_Exercise directions_.
Leave out the pictures and repeat the data exactly.

_Provided material_.
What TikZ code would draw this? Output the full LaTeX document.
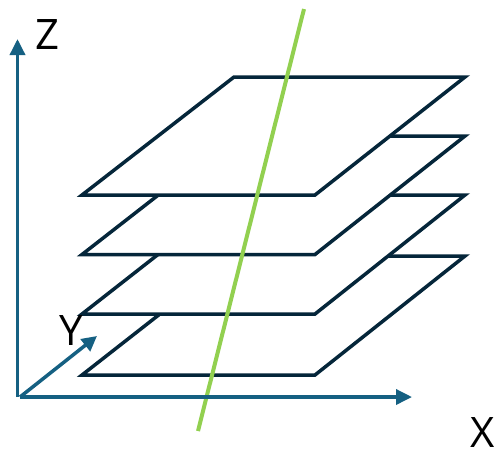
\documentclass[tikz,border=0pt]{standalone}
\usepackage{fontspec}
\usepackage{tikz}
\usetikzlibrary{arrows.meta,positioning}
\setmainfont{Open Sans}
\definecolor{AxisBlue}{HTML}{156082}
\definecolor{PlaneDark}{HTML}{05263A}
\definecolor{LineGreen}{HTML}{92D050}
\tikzset{
  axisarr/.style={-{Triangle[length=16pt,width=15pt]},line width=3.5pt,AxisBlue},
  planebox/.style={draw=PlaneDark,fill=white,line width=3.5pt,miter limit=10},
  lbl/.style={font=\fontsize{42}{42}\selectfont,text=black,inner sep=0pt,anchor=base}
}
\begin{document}
\begin{tikzpicture}[x=1pt,y=-1pt]
  \useasboundingbox (0,0) rectangle (497,451);
  % stacked planes, lowest first
  \foreach \yb/\yt in {375/256,314/195,254.5/136,195/77}{
    \draw[planebox] (82,\yb) -- (315,\yb) -- (465,\yt) -- (234,\yt) -- cycle;
  }
  \draw[line width=4pt,LineGreen] (198,431) -- (304,9);

  \coordinate (orig) at (17.5,397);
  \coordinate (xorig) at (20,397);
  \coordinate (zend) at (17.5,39);
  \coordinate (xend) at (412,397);
  \coordinate (yend) at (97,336);
  \draw[axisarr] (orig) -- (zend);
  \draw[axisarr] (xorig) -- (xend);
  \draw[axisarr,-{Triangle[length=15pt,width=15pt]}] (xorig) -- (yend);

  \node[lbl] (zlab) at (47,49) {Z};
  \node[lbl] (ylab) at (71,345) {Y};
  \node[lbl] (xlab) at (483,447) {X};
\end{tikzpicture}
\end{document}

_Output of the exercise_.
What TikZ code would draw this? Output the full LaTeX document.
\documentclass[tikz,border=0pt]{standalone}
\usepackage{fontspec}
\usepackage{tikz}
\usetikzlibrary{arrows.meta,positioning}
\setmainfont{Open Sans}
\definecolor{AxisBlue}{HTML}{156082}
\definecolor{PlaneDark}{HTML}{05263A}
\definecolor{LineGreen}{HTML}{92D050}
\tikzset{
  axisarr/.style={-{Triangle[length=16pt,width=15pt]},line width=3.5pt,AxisBlue},
  planebox/.style={draw=PlaneDark,fill=white,line width=3.5pt,miter limit=10},
  lbl/.style={font=\fontsize{42}{42}\selectfont,text=black,inner sep=0pt,anchor=base}
}
\begin{document}
\begin{tikzpicture}[x=1pt,y=-1pt]
  \useasboundingbox (0,0) rectangle (497,451);
  % stacked planes, lowest first
  \foreach \yb/\yt in {375/256,314/195,254.5/136,195/77}{
    \draw[planebox] (82,\yb) -- (315,\yb) -- (465,\yt) -- (234,\yt) -- cycle;
  }
  \draw[line width=4pt,LineGreen] (198,431) -- (304,9);

  \coordinate (orig) at (17.5,397);
  \coordinate (xorig) at (20,397);
  \coordinate (zend) at (17.5,39);
  \coordinate (xend) at (412,397);
  \coordinate (yend) at (97,336);
  \draw[axisarr] (orig) -- (zend);
  \draw[axisarr] (xorig) -- (xend);
  \draw[axisarr,-{Triangle[length=15pt,width=15pt]}] (xorig) -- (yend);

  \node[lbl] (zlab) at (47,49) {Z};
  \node[lbl] (ylab) at (71,345) {Y};
  \node[lbl] (xlab) at (483,447) {X};
\end{tikzpicture}
\end{document}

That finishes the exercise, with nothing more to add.